People with an Avoidant Attachment Style desire closeness and intimacy yet when they feel the dial getting closer to 10, they feel uncomfortable with that. They engage in behaviours to try to turn it down. They’re often not aware that they start to do these behaviours. These behaviours are called “deactivating strategies”. Some examples of these strategies are: giving mixed signals, withdrawing affection, not engaging much, and overuse of devices in the presence of one’s partner.
Other people have an Anxious Attachment Style which is characterized by desiring closeness and intimacy at the level of 10 (or near 10) basically all the time.
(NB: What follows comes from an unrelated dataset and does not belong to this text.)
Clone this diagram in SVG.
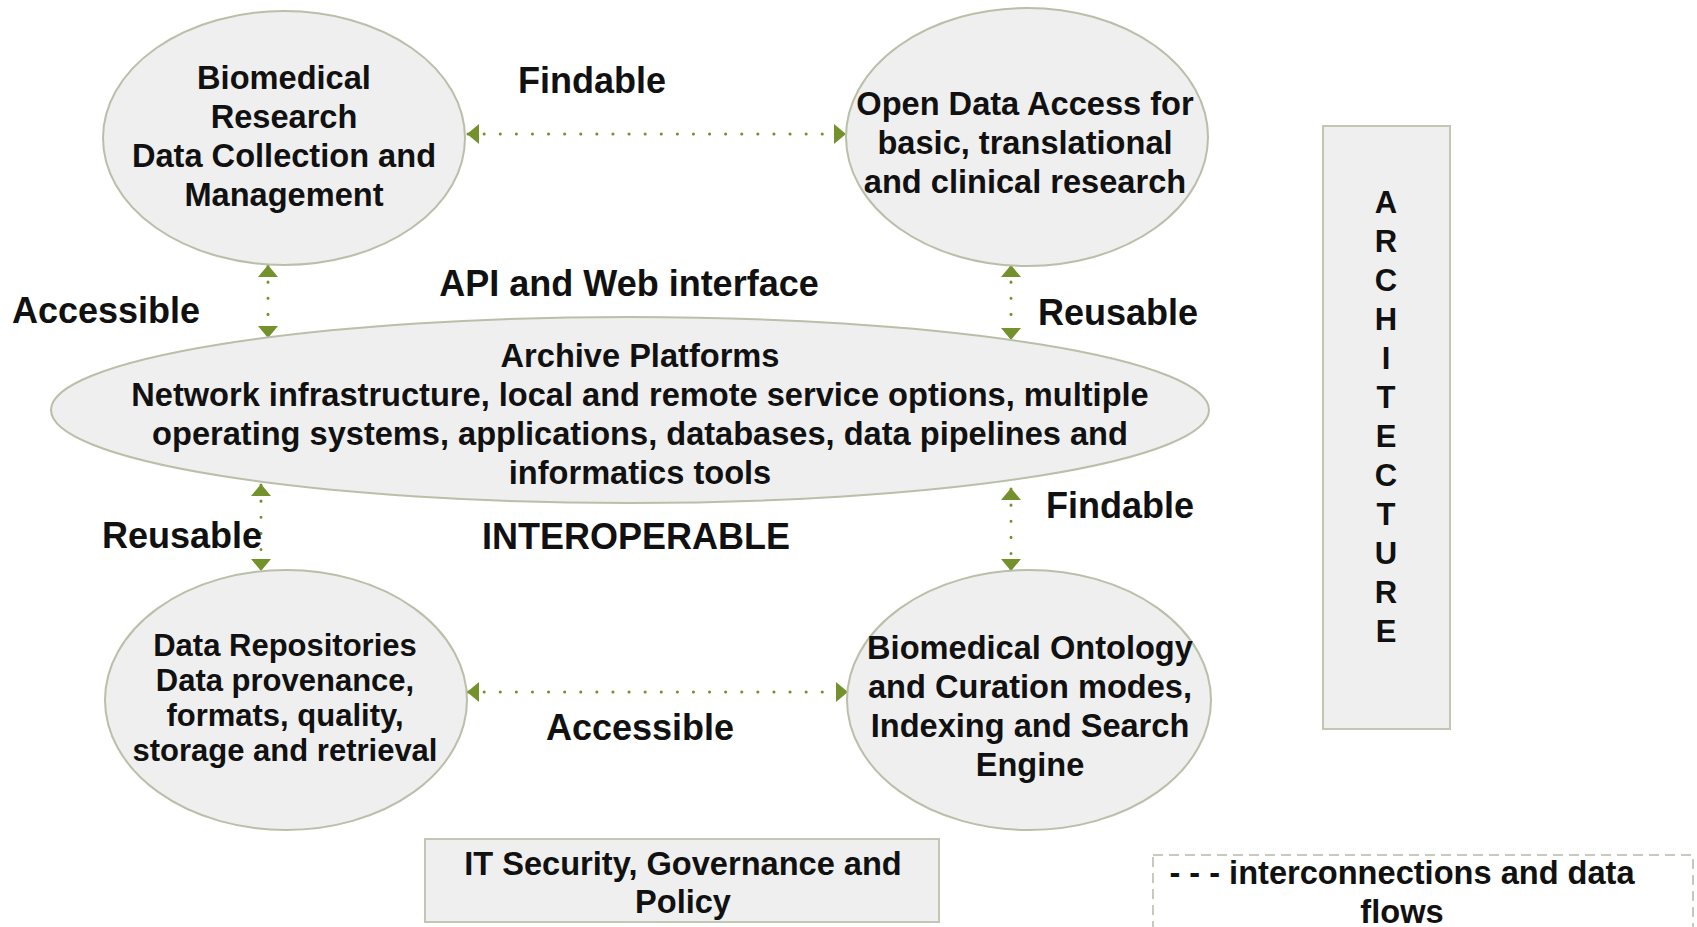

Compared to the Avoidant style, the opposite is true of someone with anxious attachment: they feel uncomfortable when they feel the dial going down. When they sense that (and they tend to be hyper-attuned to the dial), they can sometimes cope ineffectively by anxiously pursuing for more contact through too much texting or calling; overthinking; checking and re-checking; and coming at their partner with critical questions.
Thankfully, there’s also the Secure Attachment Style. Secures demonstrate a pattern of behaviour that is reliable, consistent, and stable. They directly communicate their feelings and needs; offer reassurance freely to their partners and, they’re comfortable being close.
A central message in Attached is: secure attachment style can be learned. Gratefully, Levine and Heller tell us how to do that. Attachment style is not fixed throughout a lifetime. And that’s incredibly important news to all the Avoidant and Anxious types out there.